The trial court held that all arbitrary and capricious substantive due process claims are merged into the taking claims described in the first two categories. As we have said, this view has recently been rejected by this court in another case. 15

B. The Many Meanings of Substantive Due Process

Although the term "substantive due process" is used in a variety of contexts in modern constitutional discussion, it is possible to state a general definition:

"The doctrine that governmental deprivations of life, liberty or property are subject to limitations regardless of the adequacy of the procedures employed has come to be known as substantive due process." 16

Some of the many contexts in which the term "substantive due process" is used are: 17

1. Application of one of the rights enumerated in the federal constitution, such as the First Amendment, to a state.

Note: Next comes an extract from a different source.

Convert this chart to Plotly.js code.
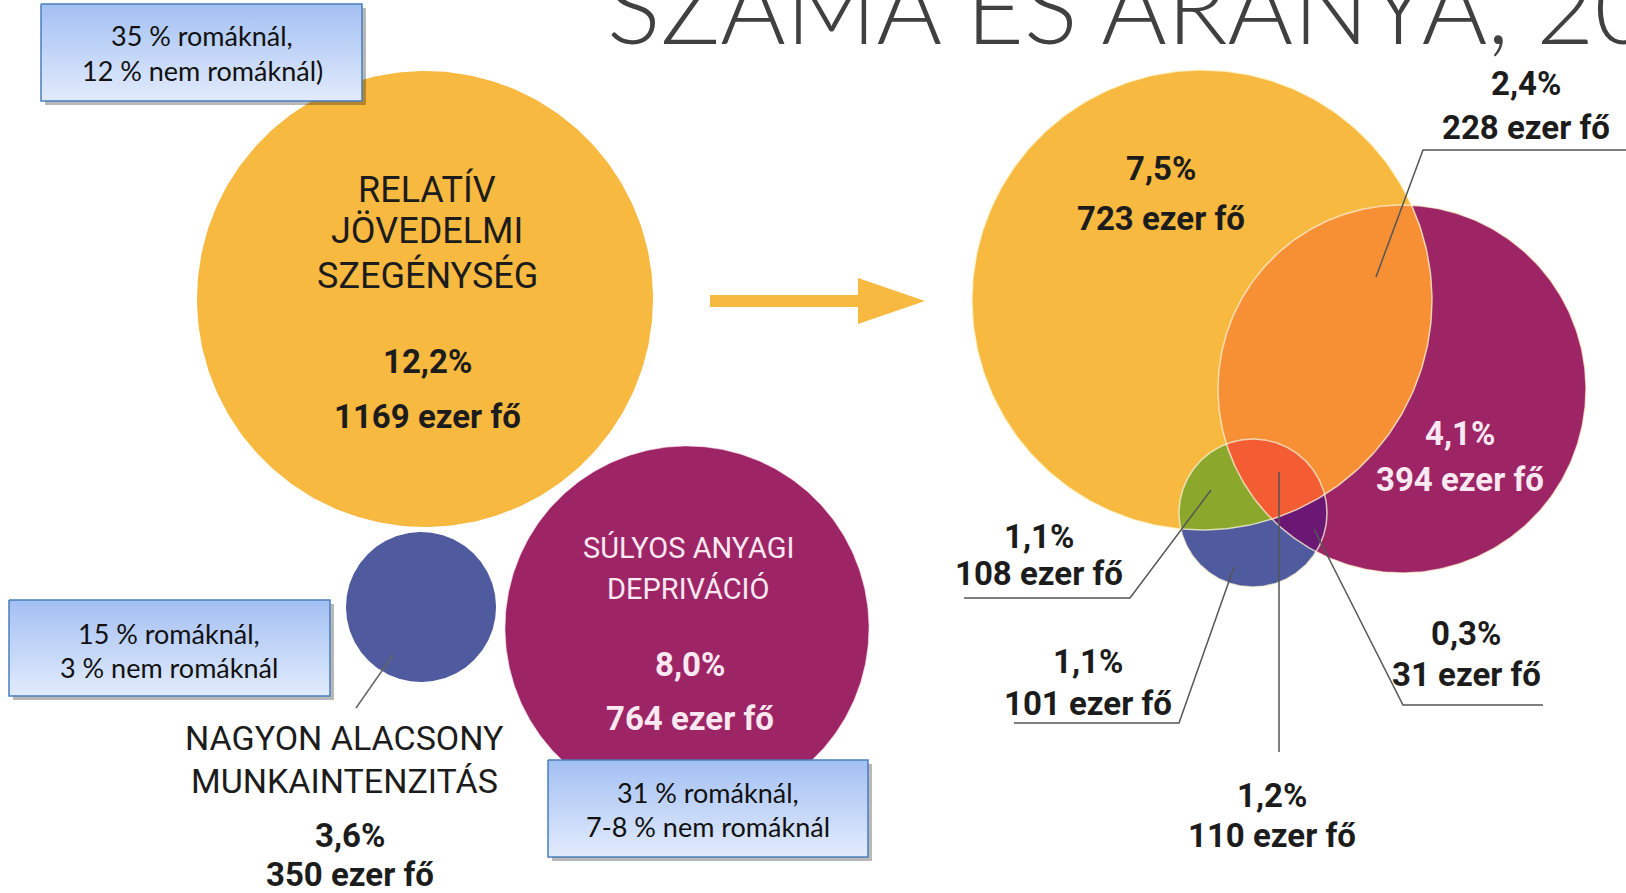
<!DOCTYPE html>
<html><head><meta charset="utf-8">
<script src="https://cdn.plot.ly/plotly-3.0.1.min.js"></script>
<style>html,body{margin:0;padding:0;background:#fff;overflow:hidden}</style>
</head><body><div id="chart" style="width:1626px;height:893px"></div>
<script>
// ---------------- DATA ----------------
const titleText = 'SZÁMA ÉS ARÁNYA, 20';
const leftCategories = [['RELATÍV', 'JÖVEDELMI', 'SZEGÉNYSÉG'], ['SÚLYOS ANYAGI', 'DEPRIVÁCIÓ'], ['NAGYON ALACSONY', 'MUNKAINTENZITÁS']];
const leftPercent = [12.2, 8.0, 3.6];
const leftThousands = [1169, 764, 350];
const romaShare = ['35', '31', '15'];
const nonRomaShare = ['12', '7-8', '3'];
const boxSuffix = [')', '', ''];
const rightRegions = ['only_income', 'income_depr', 'only_depr', 'income_work', 'only_work', 'all_three', 'depr_work'];
const rightPercent = [7.5, 2.4, 4.1, 1.1, 1.1, 1.2, 0.3];
const rightThousands = [723, 228, 394, 108, 101, 110, 31];

// ---------------- GEOMETRY / STYLE ----------------
const COL = {yellow:'#F7B940', purple:'#9D2566', blue:'#4F5B9E', orange:'#F78F35', green:'#8BA82C', red:'#F45D33', dpurple:'#6B1874'};
const L = {Y:{cx:425,cy:299,r:228}, P:{cx:687,cy:628,r:182}, B:{cx:421,cy:607,r:75}};
const R = {Y:{cx:1202,cy:300,r:230}, P:{cx:1402,cy:389,r:184}, B:{cx:1253,cy:513,r:74}};
const NARROW = 'Roboto, "Liberation Sans", sans-serif';
const BOXFONT = 'Lato, "Open Sans", sans-serif';

function fmtPct(v){ return v.toFixed(1).replace('.', ',') + '%'; }
function fmtK(v){ return v + ' ezer fő'; }

function circlePts(c, n){ n = n||360; const xs=[], ys=[]; for(let k=0;k<=n;k++){ const a=2*Math.PI*k/n; xs.push(c.cx+c.r*Math.cos(a)); ys.push(c.cy+c.r*Math.sin(a)); } return {x:xs,y:ys}; }
function interPts(cs){
  let pts=[];
  cs.forEach((c,i)=>{ for(let k=0;k<1440;k++){ const a=2*Math.PI*k/1440; const p=[c.cx+c.r*Math.cos(a), c.cy+c.r*Math.sin(a)];
    if(cs.every((d,j)=> j===i || Math.hypot(p[0]-d.cx,p[1]-d.cy) <= d.r+0.01)) pts.push(p); } });
  const mx = pts.reduce((s,p)=>s+p[0],0)/pts.length, my = pts.reduce((s,p)=>s+p[1],0)/pts.length;
  pts.sort((a,b)=>Math.atan2(a[1]-my,a[0]-mx)-Math.atan2(b[1]-my,b[0]-mx));
  pts.push(pts[0]);
  return {x:pts.map(p=>p[0]), y:pts.map(p=>p[1])};
}
function fillTrace(p, color, lineColor, lw){ return {type:'scatter', mode:'lines', x:p.x, y:p.y, fill:'toself', fillcolor:color, line:{color:lineColor||color, width:lw||0}, hoverinfo:'skip'}; }
function lineTrace(xs, ys, color, w){ return {type:'scatter', mode:'lines', x:xs, y:ys, line:{color:color, width:w}, hoverinfo:'skip'}; }

const traces = [];
// left circles
traces.push(fillTrace(circlePts(L.Y), COL.yellow));
traces.push(fillTrace(circlePts(L.B), COL.blue));
traces.push(fillTrace(circlePts(L.P), COL.purple, 'rgba(255,220,235,0.6)', 1));
// leader line of left blue
traces.push(lineTrace([393,356],[655,708],'#666',1.5));
// arrow
traces.push(lineTrace([710,860],[301,301],COL.yellow,12));
traces.push(fillTrace({x:[858,925,858,858], y:[278,301,324,278]}, COL.yellow));
// right venn
traces.push(fillTrace(circlePts(R.Y), COL.yellow));
traces.push(fillTrace(circlePts(R.P), COL.purple));
traces.push(fillTrace(interPts([R.Y,R.P]), COL.orange));
traces.push(fillTrace(circlePts(R.B), COL.blue));
traces.push(fillTrace(interPts([R.Y,R.B]), COL.green));
traces.push(fillTrace(interPts([R.P,R.B]), COL.dpurple));
traces.push(fillTrace(interPts([R.Y,R.P,R.B]), COL.red));
// pale outlines
[R.Y,R.P,R.B].forEach(c=>{ const p=circlePts(c); traces.push(lineTrace(p.x,p.y,'rgba(255,248,215,0.75)',1.5)); });
// right leader lines
const leaderColor = '#555';
traces.push(lineTrace([1376,1423,1626],[277,150,150],leaderColor,1.5));
traces.push(lineTrace([1211,1130,964],[490,598,598],leaderColor,1.5));
traces.push(lineTrace([1234,1179,1014],[567,723,723],leaderColor,1.5));
traces.push(lineTrace([1279,1279],[472,752],leaderColor,1.5));
traces.push(lineTrace([1314,1403,1543],[529,705,705],leaderColor,1.5));

// text boxes
const boxes = [{x0:41,x1:362,y0:4,y1:101}, {x0:548,x1:868,y0:760,y1:857}, {x0:9,x1:330,y0:600,y1:696}];
boxes.forEach(b=>{
  traces.push(fillTrace({x:[b.x0+4,b.x1+4,b.x1+4,b.x0+4,b.x0+4], y:[b.y0+4,b.y0+4,b.y1+4,b.y1+4,b.y0+4]}, 'rgba(0,0,0,0.28)'));
  traces.push({type:'scatter', mode:'lines', x:[b.x0,b.x1,b.x1,b.x0,b.x0], y:[b.y0,b.y0,b.y1,b.y1,b.y0], fill:'toself',
    fillgradient:{type:'vertical', colorscale:[[0,'#e2ebfc'],[1,'#a3c0f3']]}, line:{color:'#4a7ebb', width:1.5}, hoverinfo:'skip'});
});

// ---------------- ANNOTATIONS ----------------
const ann = [];
function lab(x,y,text,size,color,bold,family){ ann.push({x:x,y:y,xref:'x',yref:'y',text:text,showarrow:false,xanchor:'center',yanchor:'middle',
  font:{family:family||NARROW,size:size,color:color,weight:bold?700:400}}); }
const DARK = '#1c1c1c', LIGHT = '#fbe8f1';
const NUM = 33;
// title
ann.push({x:605,y:67,xref:'x',yref:'y',text:titleText,showarrow:false,xanchor:'left',yanchor:'bottom',font:{family:'Lato, "Open Sans", sans-serif',size:100,color:'#404040',weight:300}});
// left yellow
const yl=[189,231,275]; leftCategories[0].forEach((t,i)=>lab(427,yl[i],t,36,DARK,false));
lab(427,361,fmtPct(leftPercent[0]),NUM,DARK,true); lab(427,416,fmtK(leftThousands[0]),NUM,DARK,true);
// left purple
const pl=[548,589]; leftCategories[1].forEach((t,i)=>lab(688,pl[i],t,29,LIGHT,false));
lab(690,664,fmtPct(leftPercent[1]),NUM,LIGHT,true); lab(690,718,fmtK(leftThousands[1]),NUM,LIGHT,true);
// left blue
const bl=[738,781]; leftCategories[2].forEach((t,i)=>lab(344,bl[i],t,34,DARK,false));
lab(350,835,fmtPct(leftPercent[2]),NUM,DARK,true); lab(350,874,fmtK(leftThousands[2]),NUM,DARK,true);
// boxes text
const boxText = [[202,35,70],[708,792,826],[169,633,667]];
boxText.forEach((b,i)=>{ lab(b[0],b[1],romaShare[i]+' % romáknál,',27,'#111',false,BOXFONT); lab(b[0],b[2],nonRomaShare[i]+' % nem romáknál'+boxSuffix[i],27,'#111',false,BOXFONT); });
// right labels
const rpos = [[1161,168,218,DARK],[1526,83,127,DARK],[1460,433,479,LIGHT],[1039,536,573,DARK],[1088,661,703,DARK],[1272,795,835,DARK],[1466,633,674,DARK]];
rpos.forEach((p,i)=>{ lab(p[0],p[1],fmtPct(rightPercent[i]),NUM,p[3],true); lab(p[0],p[2],fmtK(rightThousands[i]),NUM,p[3],true); });

const layout = {width:1626, height:893, margin:{l:0,r:0,t:0,b:0}, paper_bgcolor:'#fff', plot_bgcolor:'#fff', showlegend:false,
  xaxis:{range:[0,1626], visible:false, fixedrange:true}, yaxis:{range:[893,0], visible:false, fixedrange:true},
  annotations:ann};
Plotly.newPlot('chart', traces, layout, {displayModeBar:false, staticPlot:true});
</script></body></html>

2. Application of a right unenumerated in the federal constitution to a state, such as the right to live together as a family. 18

3. An action of state or local government which "shocks the conscience" of the federal court, may violate substantive due process. 19 This court has recently expressed the view that " '[a]pplying the "shock the conscience" test in an area other than excessive force ... is problematic.' " 20

4. The right not to be subject to "arbitrary or capricious" action by a state either by legislative or administrative action is commonly referred to as a "substantive due process right." 21

In the case at bar, the plaintiff asserts only an "arbitrary and capricious" substantive due process claim. The circuits are in substantial disagreement...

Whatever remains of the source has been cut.